Aren't 4's in the Y supposed to be 5's because there are 5 occurences of 2's in the X?

(May-19-2019, 12:46 PM)python_newbie09 Wrote: [ -> ]so in this case it should return 4 and 6 and I would also need to sum up the occurrences of 4 and 6 if this kind of pattern repeats again throughout the time series. so the final output would be as below
Y Count
4 1
6 1

I fail to grasp what is the origin of 4 and 6 in this final output and how their Count is 1.

If the origin of 4 and 6 in the final output is based on the Y then I just don't get it. In the example you posted the Y consists of 5 occurences of 4, and 5 occurences of 5. No 6's to be seen.

If the origin of 4 and 6 in the final output is based on the X then it is kinda understandable what 6 is taken from but then why 4 is also there instead of 2?

______________________________

You mentioned "consecutively", should the function check whether the repetitions are consecutive?
Or X will never actually contain this kind of sequence:
X = [1,1,1,1,1,1,2,1,1,3] # where 1's are separated by "2" or other numbers

If X will actually contain such sequence then is the output below correct?
Y = [6,6,6,6,6,6,0,0,0,0]

In case if the X values don't have to be checked for consecutiveness then you could use something like this:

import numpy as np

X = np.array([2,2,2,2,2,3,4,5,6,6,6,6,6,7,8])

counts = np.array([(X==i).sum() for i in X])

# np.where 2nd and 3rd arguments can be single values or arrays
# the return values sometimes are taken from 2nd and sometimes are taken
# from 3rd array/value, depending on whether the condition from 1st argument
# is met
Y = np.where(counts < 5, 0, counts)
print('Y =\n', Y)

print('np.unique =\n', np.unique(X, return_counts=True))
Output:
Y = [5 5 5 5 5 0 0 0 5 5 5 5 5 0 0] np.unique = (array([2, 3, 4, 5, 6, 7, 8]), array([5, 1, 1, 1, 5, 1, 1]))

sorry for the confusion.
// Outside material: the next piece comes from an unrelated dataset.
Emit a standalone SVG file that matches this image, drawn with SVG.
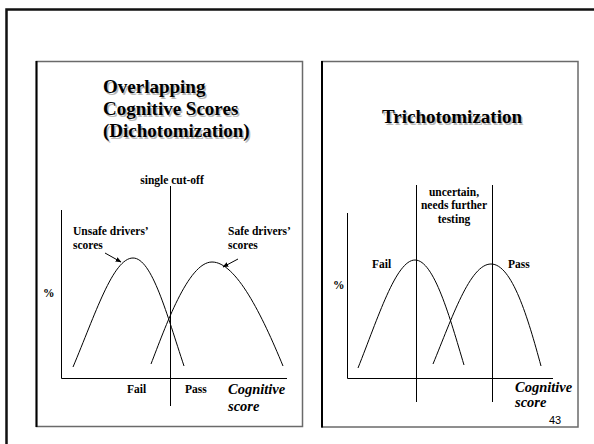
<svg xmlns="http://www.w3.org/2000/svg" width="594" height="444" viewBox="0 0 594 444">
  <style>
    .title { font-family: "Liberation Serif", "Times New Roman", serif; font-weight: bold; font-size: 19px; fill: #000; }
    .shadow { fill: #b8b8b8; }
    .lbl { font-family: "Liberation Serif", "Times New Roman", serif; font-weight: bold; font-size: 11.5px; fill: #000; }
    .axis-lbl { font-family: "Liberation Serif", "Times New Roman", serif; font-weight: bold; font-style: italic; font-size: 14.5px; fill: #000; }
    .num { font-family: "Liberation Sans", Arial, sans-serif; font-size: 11px; fill: #000; }
    .line { stroke: #000; stroke-width: 1; fill: none; }
    .curve { stroke: #000; stroke-width: 1; fill: none; }
    .panel { fill: #fff; stroke: #6a6a6a; stroke-width: 1.5; }
    .panel-edge { stroke: #000; stroke-width: 2; }
  </style>
  <defs>
    <marker id="arrow" viewBox="0 0 10 10" refX="9" refY="5" markerWidth="6" markerHeight="6" orient="auto" markerUnits="userSpaceOnUse">
      <path d="M0,1 L10,5 L0,9 Z" fill="#000"/>
    </marker>
  </defs>

  <rect width="594" height="444" fill="#fff"/>

  <!-- slide frame -->
  <g id="frame">
    <path d="M6.5,444 V9.5 H594" fill="none" stroke="#111" stroke-width="2.5"/>
  </g>

  <!-- left panel: dichotomization -->
  <g id="panel-dichotomization">
    <rect class="panel" x="36.5" y="61.5" width="266" height="365"/>
    <line class="panel-edge" x1="36.5" y1="61" x2="36.5" y2="427"/>
    <g transform="translate(1.5,1.5)">
      <text class="title shadow" x="103" y="93">Overlapping</text>
      <text class="title shadow" x="103" y="115">Cognitive Scores</text>
      <text class="title shadow" x="103" y="137">(Dichotomization)</text>
    </g>
    <text class="title" x="103" y="93">Overlapping</text>
    <text class="title" x="103" y="115">Cognitive Scores</text>
    <text class="title" x="103" y="137">(Dichotomization)</text>

    <text class="lbl" x="172" y="184" text-anchor="middle">single cut-off</text>
    <text class="lbl" x="73" y="235">Unsafe drivers’</text>
    <text class="lbl" x="73" y="248.5">scores</text>
    <text class="lbl" x="228" y="235">Safe drivers’</text>
    <text class="lbl" x="228" y="248.5">scores</text>
    <text class="lbl" x="43" y="297">%</text>
    <text class="lbl" x="127" y="393">Fail</text>
    <text class="lbl" x="185" y="393">Pass</text>
    <text class="axis-lbl" x="228" y="394">Cognitive</text>
    <text class="axis-lbl" x="228" y="411">score</text>
  </g>

  <!-- right panel: trichotomization -->
  <g id="panel-trichotomization">
    <rect class="panel" x="322" y="61.5" width="256" height="365.5"/>
    <line class="panel-edge" x1="322" y1="61" x2="322" y2="427.5"/>
    <text class="title shadow" x="453.5" y="124.5" text-anchor="middle">Trichotomization</text>
    <text class="title" x="452" y="123" text-anchor="middle">Trichotomization</text>

    <text class="lbl" x="454" y="195.5" text-anchor="middle">uncertain,</text>
    <text class="lbl" x="454" y="209" text-anchor="middle">needs further</text>
    <text class="lbl" x="454" y="222.5" text-anchor="middle">testing</text>
    <text class="lbl" x="333" y="289">%</text>
    <text class="lbl" x="372" y="268">Fail</text>
    <text class="lbl" x="508" y="268">Pass</text>
    <text class="axis-lbl" x="515" y="392">Cognitive</text>
    <text class="axis-lbl" x="515" y="407">score</text>
    <text class="num" x="549" y="424">43</text>
  </g>

  <!-- axes, cut-off lines, distributions and pointers -->
  <g id="connectors">
    <!-- left chart -->
    <polyline class="line" points="61.5,210 61.5,378.5 287,378.5"/>
    <line class="line" x1="170.5" y1="186" x2="170.5" y2="406"/>
    <path class="curve" d="M73,367 C95,315 113,258 133,258 C152,258 167,315 184,366"/>
    <path class="curve" d="M151,364 C165,328 188,262 212,262 C236,262 262,315 283,366"/>
    <line class="line" x1="105" y1="253" x2="121" y2="262" stroke-width="1.8" marker-end="url(#arrow)"/>
    <line class="line" x1="238" y1="259" x2="223" y2="267" stroke-width="1.8" marker-end="url(#arrow)"/>

    <!-- right chart -->
    <polyline class="line" points="347.5,213 347.5,378.5 553,378.5"/>
    <line class="line" x1="416.5" y1="185" x2="416.5" y2="402"/>
    <line class="line" x1="492.5" y1="185" x2="492.5" y2="402"/>
    <path class="curve" d="M358,368 C378,318 396,260 415,260 C434,260 450,318 464,365"/>
    <path class="curve" d="M433,364 C452,318 470,264 491,264 C512,264 528,318 541,366"/>
  </g>
</svg>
I want to access the value in Y when the numbers in X are repeated consecutively. so i may have a time series as below:
X = [5,5,5,5,5,0,0,0,0,0,4,4,4,4,4,1,2,3,6,6,6,6,5,5,5,5,5,2,4,6,7]
Y = [1,1,1,1,1,0,0,0,0,0,3,3,3,3,3,1,2,3,4,6,7,8,5,5,5,5,5,2,4,6,7]

so, i have to count in X if the number repeats itself 5 times or more, then return the value that is showing in Y, so for example the number 5 repeats itself 5 times, so it will then print the output in Y only once with the value 1. Repetitions of 0 should be excluded. so the final output would display as:
[1,3, 5] as number 5 and 4 and 5 again repeated more than 5 times in X
Now I'm even more confused to be honest.

So
X = [5,5,5,5,5]
results in:
Y = [1,1,1,1,1]

but
X = [4,4,4,4,4]
results in
Y = [3,3,3,3,3]

Another thing that is confusing me is that:
X = [1,2,3]
results in
Y = [1,2,3]

but
X = [6,6,6]
results in
Y = [4,6,7]

And in the first example it used to be:
X = [3,4,5]
resulting in
Y = [0,0,0]


What's the logic behind it?
(May-20-2019, 05:28 PM)michalmonday Wrote: [ -> ]Now I'm even more confused to be honest.

So
X = [5,5,5,5,5]
results in:
Y = [1,1,1,1,1]

but
X = [4,4,4,4,4]
results in
Y = [3,3,3,3,3]

Another thing that is confusing me is that:
X = [1,2,3]
results in
Y = [1,2,3]

but
X = [6,6,6]
results in
Y = [4,6,7]

And in the first example it used to be:
X = [3,4,5]
resulting in
Y = [0,0,0]


What's the logic behind it?

i suggest to stick the latest sample data that I showed. basically i am observing data from a machine which will spit out numbers in X and when these numbers repeat themselves, it means something is wrong and it will then spit out the failure information in Y so that is why I need to know what is Y when X has repeated occurrences because the failure description is tied to the number being shown in Y. The reason why I need the information only once is because the failure in Y can also repeat itself at a later timepoint so even if I used the groupby method for Y, it will not separate these occurrences, for example Y may have [5,5,5,5,5,1,2,3,5,5,5,5,5,0,1,3,3,3,3,3] so I need to know that failure 5 occurred twice in this time series and not the sum of it. I hope this is clear and thanks for your patience.